You have not specified the version of Vault in use - there are changelog entries mentioning bug fixes related to leader_tls_servername in the past.

This seems wrong, leader_tls_servername is not a valid environment variable name for Vault. But actually, in your values.yaml content that you shared below, that’s not actually what you set, so maybe that’s not a problem.

This would not work, as the flag is specifying the TLS server name the Vault CLI should expect when sending the instruction to join to the new Vault server - and not the TLS server name the new Vault server should expect when it reaches out to find a leader.

It is not related to your problem, but I most strongly advise this is a bad configuration - you are exposing yourself to unplanned upgrades to arbitrary newer Vault versions in the future. You absolutely must not use latest here.

I am uncertain whether this environment variable, mostly used by Vault client code, would affect server-to-server communication.

address is not a valid key to have in a retry_join block.

Thanks for taking the time

To your points:
We are testing this on 1.13.1/latest. I have made the suggested change from latest to exact version. The other examples of misconfig have been cleaned up.
Thank you for better explaining those.


This does work for the client and I had added it in hopes it would also work server side. It didn’t.

What you explain here is what I am experiencing. My question is, how do I set the TLS server name the new Vault server should expect when it reaches out to find a leader?

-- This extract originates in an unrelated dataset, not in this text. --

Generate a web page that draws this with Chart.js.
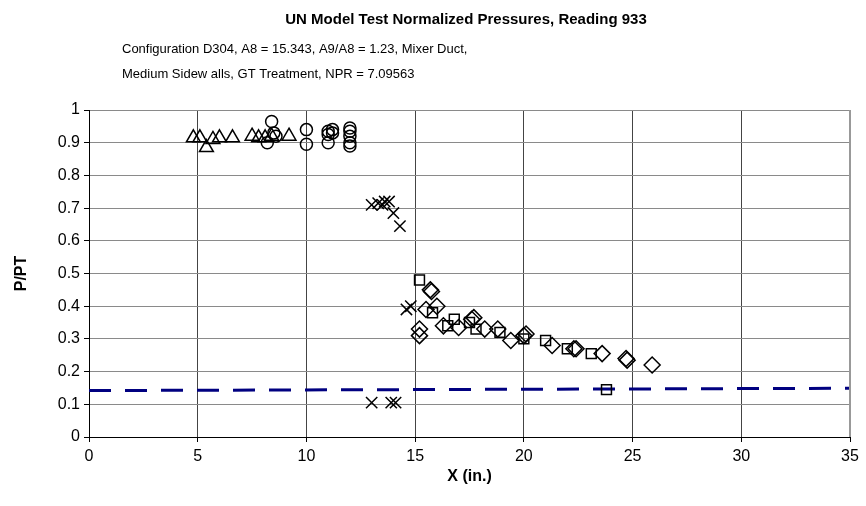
<!DOCTYPE html>
<html>
<head>
<meta charset="utf-8">
<script src="https://cdn.jsdelivr.net/npm/chart.js@4/dist/chart.umd.min.js"></script>
<style>
  html, body { margin: 0; padding: 0; background: #fff; }
  #wrap { width: 866px; height: 506px; position: relative; }
</style>
</head>
<body>
<div id="wrap"><canvas id="chart" width="866" height="506"></canvas></div>
<script>
const titleText = "UN Model Test Normalized Pressures, Reading 933";
const subtitleLines = [
  "Configuration D304, A8 = 15.343, A9/A8 = 1.23, Mixer Duct,",
  "Medium Sidew alls, GT Treatment, NPR = 7.09563"
];
const xTitle = "X (in.)";
const yTitle = "P/PT";
const xTickLabels = ["0", "5", "10", "15", "20", "25", "30", "35"];
const yTickLabels = ["0", "0.1", "0.2", "0.3", "0.4", "0.5", "0.6", "0.7", "0.8", "0.9", "1"];

// triangles
const triX = [4.8, 5.1, 5.4, 5.7, 6.0, 6.6, 7.5, 7.8, 8.1, 8.4, 9.2];
const triY = [0.915, 0.915, 0.885, 0.91, 0.915, 0.915, 0.92, 0.915, 0.915, 0.92, 0.92];
// circles
const cirX = [8.2, 8.4, 8.5, 8.6, 10.0, 10.0, 11.0, 11.0, 11.0, 11.2, 11.2, 12.0, 12.0, 12.0, 12.0, 12.0];
const cirY = [0.9, 0.965, 0.93, 0.92, 0.94, 0.895, 0.9, 0.925, 0.935, 0.94, 0.93, 0.945, 0.935, 0.92, 0.9, 0.89];
// crosses
const crsX = [13.0, 13.3, 13.5, 13.6, 13.8, 14.0, 14.3, 14.6, 14.8, 13.0, 13.9, 14.1];
const crsY = [0.71, 0.715, 0.71, 0.72, 0.72, 0.685, 0.645, 0.39, 0.40, 0.105, 0.105, 0.105];
// squares
const sqX = [15.2, 15.8, 16.5, 16.8, 17.5, 17.8, 18.9, 20.0, 21.0, 22.0, 23.1, 23.8];
const sqY = [0.48, 0.38, 0.34, 0.36, 0.35, 0.33, 0.32, 0.30, 0.295, 0.27, 0.255, 0.145];
// diamonds
const dmX = [15.2, 15.2, 15.5, 15.7, 15.75, 16.0, 16.3, 17.0, 17.6, 17.7, 18.2, 18.8, 19.4, 20.0, 20.1, 21.3, 22.3, 22.4, 23.6, 24.7, 24.75, 25.9];
const dmY = [0.33, 0.31, 0.39, 0.45, 0.445, 0.40, 0.34, 0.335, 0.36, 0.365, 0.33, 0.33, 0.295, 0.31, 0.315, 0.28, 0.27, 0.27, 0.255, 0.24, 0.235, 0.22];
// reference line
const refX = [0, 35];
const refY = [0.142, 0.149];

function pts(xs, ys) {
  return xs.map((x, i) => ({ x: x, y: ys[i] }));
}

function markerSet(label, xs, ys, style, radius) {
  return {
    label: label,
    data: pts(xs, ys),
    pointStyle: style,
    pointRadius: radius,
    pointBorderColor: "#000",
    pointBackgroundColor: "rgba(0,0,0,0)",
    pointBorderWidth: 1.5,
    showLine: false
  };
}

const FONT = "'Liberation Sans', Arial, sans-serif";

const textPlugin = {
  id: "texts",
  afterDraw(chart) {
    const ctx = chart.ctx;
    const area = chart.chartArea;
    ctx.save();
    ctx.fillStyle = "#000";
    ctx.textBaseline = "middle";
    ctx.font = "bold 15px " + FONT;
    ctx.textAlign = "center";
    ctx.fillText(titleText, 466, 20);
    ctx.font = "13px " + FONT;
    ctx.textAlign = "left";
    ctx.fillText(subtitleLines[0], 122, 49);
    ctx.fillText(subtitleLines[1], 122, 74);
    // plot border on the right
    ctx.strokeStyle = "#999";
    ctx.lineWidth = 2;
    ctx.beginPath();
    ctx.moveTo(area.right, area.top);
    ctx.lineTo(area.right, area.bottom);
    ctx.stroke();
    ctx.restore();
  }
};

new Chart(document.getElementById("chart"), {
  type: "scatter",
  data: {
    datasets: [
      {
        label: "ref",
        type: "line",
        data: pts(refX, refY),
        borderColor: "#000080",
        borderWidth: 3,
        borderDash: [22, 14],
        pointRadius: 0,
        fill: false,
        order: 10
      },
      markerSet("tri", triX, triY, "triangle", 8),
      markerSet("cir", cirX, cirY, "circle", 6),
      markerSet("crs", crsX, crsY, "crossRot", 8),
      markerSet("sq", sqX, sqY, "rect", 7),
      markerSet("dm", dmX, dmY, "rectRot", 8)
    ]
  },
  options: {
    responsive: false,
    animation: false,
    layout: { padding: { top: 110, right: 16, left: 8, bottom: 16 } },
    plugins: {
      legend: { display: false },
      tooltip: { enabled: false }
    },
    scales: {
      x: {
        type: "linear",
        min: 0,
        max: 35,
        ticks: {
          stepSize: 5,
          color: "#000",
          font: { family: FONT, size: 16 },
          padding: 5,
          callback: (v) => xTickLabels[Math.round(v / 5)]
        },
        grid: { color: "#444", tickColor: "#000", tickLength: 5, lineWidth: 1 },
        border: { color: "#000", width: 1 },
        title: {
          display: true,
          text: xTitle,
          color: "#000",
          font: { family: FONT, size: 16, weight: "bold" },
          padding: { top: 0 }
        },
        afterFit(scale) { scale.height = 53; }
      },
      y: {
        type: "linear",
        min: 0,
        max: 1,
        ticks: {
          stepSize: 0.1,
          color: "#000",
          font: { family: FONT, size: 16 },
          padding: 4,
          callback: (v) => yTickLabels[Math.round(v * 10)]
        },
        grid: { color: "#8a8a8a", tickColor: "#000", tickLength: 5, lineWidth: 1 },
        border: { color: "#000", width: 1 },
        title: {
          display: true,
          text: yTitle,
          color: "#000",
          font: { family: FONT, size: 16, weight: "bold" },
          padding: { bottom: 4 }
        },
        afterFit(scale) { scale.width = 81; }
      }
    }
  },
  plugins: [textPlugin]
});
</script>
</body>
</html>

I had initially assumed it was leader_tls_servername = "*" in the retry_join section.

I with the retry_join sections I expect to not need to run the join command manually.

It does look like the configuration in your retry_join blocks is correct to me, so it is weird that it is not taking effect.

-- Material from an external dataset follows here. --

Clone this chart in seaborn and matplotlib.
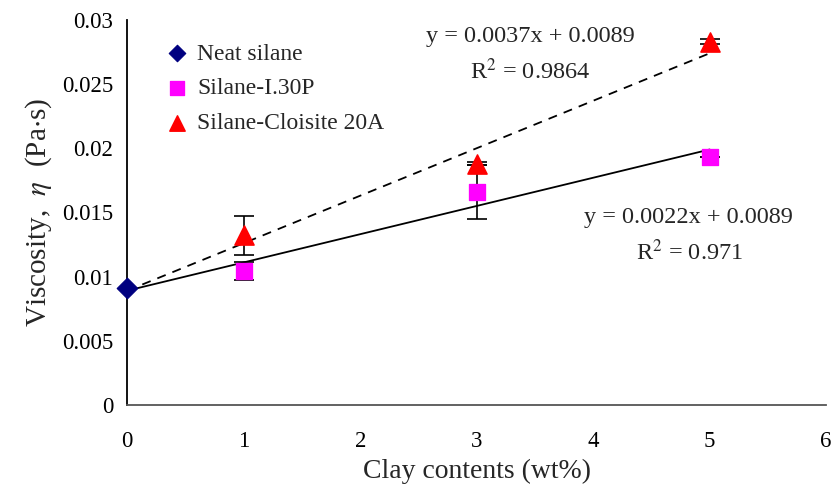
import matplotlib
matplotlib.use("Agg")
import matplotlib.pyplot as plt
import seaborn as sns
import pandas as pd
import numpy as np

# Data
neat_x = [0]
neat_y = [0.0091]
i30p_x = [1, 3, 5]
i30p_y = [0.01045, 0.0166, 0.0193]
i30p_err = [0.0007, 0.0021, 0.0]
c20a_x = [1, 3, 5]
c20a_y = [0.0132, 0.0188, 0.0283]
c20a_err = [0.0015, 0.0001, 0.0002]
fit_x = [0, 5]
fit_solid = (0.0022, 0.0089)   # slope, intercept
fit_dash = (0.0037, 0.0089)
xticks = [0, 1, 2, 3, 4, 5, 6]
yticks = [0, 0.005, 0.01, 0.015, 0.02, 0.025, 0.03]
ytick_labels = ["0", "0.005", "0.01", "0.015", "0.02", "0.025", "0.03"]

sns.set_theme(style="white")
plt.rcParams['font.family'] = ['Liberation Serif', 'DejaVu Serif']
plt.rcParams['mathtext.fontset'] = 'stix'

fig = plt.figure(figsize=(8.37, 4.86), dpi=100)
ax = fig.add_axes([0.152, 0.167, 0.835, 0.792])

line_df = pd.DataFrame({
    "x": fit_x * 2,
    "y": [fit_solid[0] * v + fit_solid[1] for v in fit_x] + [fit_dash[0] * v + fit_dash[1] for v in fit_x],
    "fit": ["solid"] * 2 + ["dash"] * 2,
})
sns.lineplot(data=line_df[line_df.fit == "solid"], x="x", y="y", color="black", lw=1.3, ax=ax, legend=False)
sns.lineplot(data=line_df[line_df.fit == "dash"], x="x", y="y", color="black", lw=1.3, ax=ax, legend=False,
             linestyle=(0, (5, 4)))

ax.errorbar(i30p_x, i30p_y, yerr=i30p_err, fmt="none", ecolor="black", elinewidth=1.2, capsize=7, capthick=1.2, zorder=2)
ax.errorbar(c20a_x, c20a_y, yerr=c20a_err, fmt="none", ecolor="black", elinewidth=1.2, capsize=7, capthick=1.2, zorder=2)

sns.scatterplot(x=neat_x, y=neat_y, marker="D", s=110, color="#000080", edgecolor="#000080", ax=ax,
                label="Neat silane", zorder=3, clip_on=False)
sns.scatterplot(x=i30p_x, y=i30p_y, marker="s", s=140, color="#FF00FF", edgecolor="#FF00FF", ax=ax,
                label="Silane-I.30P", zorder=3)
sns.scatterplot(x=c20a_x, y=c20a_y, marker="^", s=190, color="#FF0000", edgecolor="#FF0000", ax=ax,
                label="Silane-Cloisite 20A", zorder=3)

ax.set_xlim(0, 6)
ax.set_ylim(0, 0.03)
ax.set_xticks(xticks)
ax.set_yticks(yticks)
ax.set_yticklabels(ytick_labels)
ax.tick_params(axis="both", direction="in", length=5, width=1, labelsize=16.5, colors="black", pad=10)
ax.tick_params(axis="x", pad=19)
for s in ["top", "right"]:
    ax.spines[s].set_visible(False)
ax.spines["left"].set_color("black")
ax.spines["bottom"].set_color("#555555")
ax.spines["left"].set_linewidth(1.3)
ax.spines["bottom"].set_linewidth(1.3)
ax.grid(False)

ax.set_xlabel("Clay contents (wt%)", fontsize=20, labelpad=5)
ax.set_ylabel(r"Viscosity,  $\eta$  (Pa$\cdot$s)", fontsize=21, labelpad=6)

leg = ax.legend(loc="upper left", bbox_to_anchor=(0.019, 0.995), frameon=False, fontsize=17,
                handletextpad=0.2, handlelength=1.3, labelspacing=0.56, markerscale=0.8)

ax.text(0.5765, 0.956, "y = 0.0037x + 0.0089", transform=ax.transAxes, ha="center", va="center", fontsize=17.5)
ax.text(0.5765, 0.8675, r"R$^2$ = 0.9864", transform=ax.transAxes, ha="center", va="center", fontsize=17.5)
ax.text(0.803, 0.488, "y = 0.0022x + 0.0089", transform=ax.transAxes, ha="center", va="center", fontsize=17.5)
ax.text(0.805, 0.397, r"R$^2$ = 0.971", transform=ax.transAxes, ha="center", va="center", fontsize=17.5)

fig.savefig("out.png", dpi=100)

It might even be worth opening a GitHub issue to report that, as it seems like it might be a bug.

If you were to need to trigger the join not via the configuration file, it appears the join HTTP API does support setting the servername - but that feature has not been exposed in the vault operator raft join CLI command. You could open a separate GitHub issue about that feature gap as well, if you felt like it.